STATED GOAL:
In the data below, find every line that has the string "this", and copy it.

RECORDS PROVIDED:
· · · · · · ·
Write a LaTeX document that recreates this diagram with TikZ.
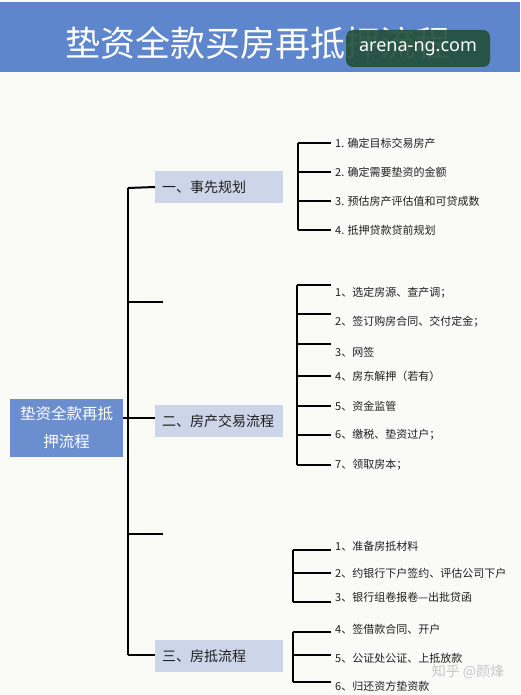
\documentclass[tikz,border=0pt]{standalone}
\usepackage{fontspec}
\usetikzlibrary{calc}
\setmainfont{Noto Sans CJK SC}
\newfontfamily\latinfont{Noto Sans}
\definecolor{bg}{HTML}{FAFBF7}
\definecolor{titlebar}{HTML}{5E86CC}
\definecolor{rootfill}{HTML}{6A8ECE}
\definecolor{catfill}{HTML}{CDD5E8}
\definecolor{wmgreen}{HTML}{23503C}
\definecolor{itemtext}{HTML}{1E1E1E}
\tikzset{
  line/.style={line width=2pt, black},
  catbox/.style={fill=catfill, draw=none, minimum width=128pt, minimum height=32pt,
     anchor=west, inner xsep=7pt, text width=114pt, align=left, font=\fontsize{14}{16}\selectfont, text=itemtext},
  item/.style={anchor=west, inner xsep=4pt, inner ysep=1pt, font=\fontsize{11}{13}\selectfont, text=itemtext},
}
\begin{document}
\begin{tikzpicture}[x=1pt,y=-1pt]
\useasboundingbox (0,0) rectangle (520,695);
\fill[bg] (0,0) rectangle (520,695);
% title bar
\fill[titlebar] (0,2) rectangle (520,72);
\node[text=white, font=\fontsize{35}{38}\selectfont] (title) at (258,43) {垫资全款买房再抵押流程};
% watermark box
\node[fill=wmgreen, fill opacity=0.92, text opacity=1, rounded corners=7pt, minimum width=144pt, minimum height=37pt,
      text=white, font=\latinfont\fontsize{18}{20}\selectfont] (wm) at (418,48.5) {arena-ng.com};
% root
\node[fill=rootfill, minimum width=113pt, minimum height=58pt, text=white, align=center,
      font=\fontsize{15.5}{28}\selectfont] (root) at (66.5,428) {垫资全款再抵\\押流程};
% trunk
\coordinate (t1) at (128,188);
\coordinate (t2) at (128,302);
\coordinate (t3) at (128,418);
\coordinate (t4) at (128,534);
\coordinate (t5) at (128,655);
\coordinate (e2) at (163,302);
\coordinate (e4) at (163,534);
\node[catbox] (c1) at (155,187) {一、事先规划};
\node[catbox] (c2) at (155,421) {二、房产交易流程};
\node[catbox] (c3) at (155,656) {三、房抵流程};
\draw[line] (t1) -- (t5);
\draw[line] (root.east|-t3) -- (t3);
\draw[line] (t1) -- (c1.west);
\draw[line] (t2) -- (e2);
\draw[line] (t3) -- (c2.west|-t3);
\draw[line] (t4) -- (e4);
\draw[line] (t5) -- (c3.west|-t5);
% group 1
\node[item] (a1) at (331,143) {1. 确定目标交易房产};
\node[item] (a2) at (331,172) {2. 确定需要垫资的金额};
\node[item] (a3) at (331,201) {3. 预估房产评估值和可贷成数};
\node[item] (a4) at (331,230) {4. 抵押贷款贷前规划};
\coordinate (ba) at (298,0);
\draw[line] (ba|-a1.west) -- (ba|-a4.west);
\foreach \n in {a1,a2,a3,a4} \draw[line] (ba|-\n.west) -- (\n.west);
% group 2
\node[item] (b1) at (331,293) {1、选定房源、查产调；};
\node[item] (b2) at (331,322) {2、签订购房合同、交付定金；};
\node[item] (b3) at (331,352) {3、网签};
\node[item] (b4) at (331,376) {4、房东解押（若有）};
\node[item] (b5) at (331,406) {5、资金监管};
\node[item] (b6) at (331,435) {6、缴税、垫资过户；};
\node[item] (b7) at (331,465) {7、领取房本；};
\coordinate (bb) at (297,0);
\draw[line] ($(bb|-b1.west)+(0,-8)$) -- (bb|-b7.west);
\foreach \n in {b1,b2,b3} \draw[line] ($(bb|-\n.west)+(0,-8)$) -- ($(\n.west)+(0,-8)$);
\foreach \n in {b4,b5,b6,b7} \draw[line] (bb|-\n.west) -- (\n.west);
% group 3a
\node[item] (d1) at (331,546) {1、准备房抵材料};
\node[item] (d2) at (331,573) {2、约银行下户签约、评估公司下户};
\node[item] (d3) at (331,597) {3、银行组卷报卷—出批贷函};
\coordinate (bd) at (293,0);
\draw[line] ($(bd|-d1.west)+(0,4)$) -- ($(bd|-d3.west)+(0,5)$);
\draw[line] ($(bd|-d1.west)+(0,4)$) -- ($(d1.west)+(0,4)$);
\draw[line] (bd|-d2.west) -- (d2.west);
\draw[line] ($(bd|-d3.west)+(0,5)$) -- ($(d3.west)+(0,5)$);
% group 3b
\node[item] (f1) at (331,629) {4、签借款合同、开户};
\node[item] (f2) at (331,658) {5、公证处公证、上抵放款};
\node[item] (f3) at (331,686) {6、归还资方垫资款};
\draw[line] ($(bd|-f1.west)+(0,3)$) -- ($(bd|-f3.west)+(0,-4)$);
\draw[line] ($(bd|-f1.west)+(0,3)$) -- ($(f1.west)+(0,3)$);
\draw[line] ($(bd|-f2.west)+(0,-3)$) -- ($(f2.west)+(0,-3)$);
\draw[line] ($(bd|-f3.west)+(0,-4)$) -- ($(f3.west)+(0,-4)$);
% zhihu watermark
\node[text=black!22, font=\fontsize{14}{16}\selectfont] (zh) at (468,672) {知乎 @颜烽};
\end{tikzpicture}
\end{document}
· · · · · · ·
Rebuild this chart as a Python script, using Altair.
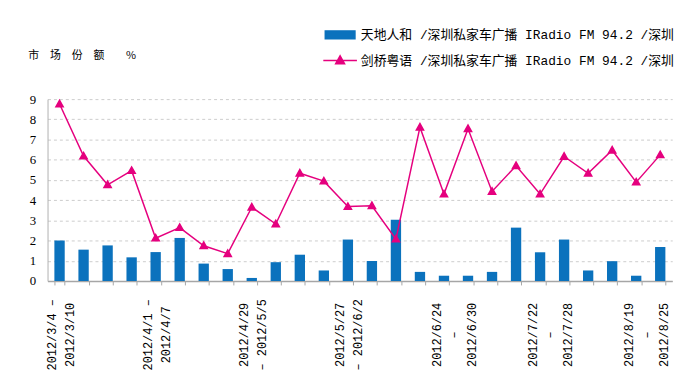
· · · · · · ·
ANSWER IN FULL:
Write a LaTeX document that recreates this diagram with TikZ.
Rebuild this chart as a Python script, using Altair.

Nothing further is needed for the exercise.